It offers a wide range of services which include:

- Circulation services
The Circulation Department provides services that include registration of new users and charging and discharging of books.
- Serial Services
The Serial Department is in charge of the serial services and oversees the serial publications such as journals, magazines, newspapers, thesis and other periodicals.
- Reference Services
The Reference Department attends to reference questions through telephone and written reference requests.
- Electronic services
The E-services provide equipment and facilities for students to study, work and conduct research.

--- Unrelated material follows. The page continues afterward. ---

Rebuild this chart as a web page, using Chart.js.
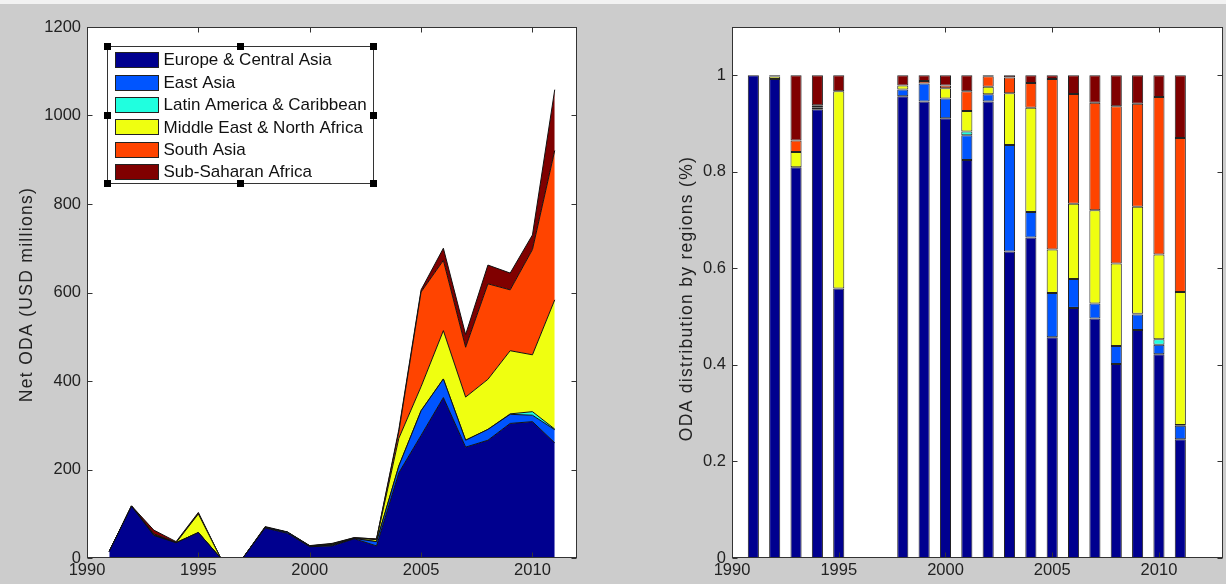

The sitting capacity can accommodate about 180 persons.

=== Sub libraries ===

- Accounting library
- Engineering library
- Faculty of Arts library
- Faculty of Science library
- Law library
- Medical laboratory science library
- Nursing library

== Rankings ==
According to the 2025 EduRank university rankings, Adeleke University is ranked:

- 96th in Nigeria
- 623rd in Africa
- 11,489th in the world

EduRank evaluates universities based on research output, non-academic prominence, and the impact of notable alumni.

== Affiliations and partnerships ==
Adeleke University maintains academic and institutional collaborations with national and international organisations to promote research, academic exchange, and professional development.

The university is accredited and regulated by the National Universities Commission (NUC) of Nigeria.

Adeleke University has also entered into partnerships with professional bodies and international institutions to enhance curriculum development, research cooperation, and staff and student exchange programmes.

The university collaborates with industry stakeholders and faith-based organisations consistent with its Seventh-day Adventist heritage to support community service, leadership training, and value-based education.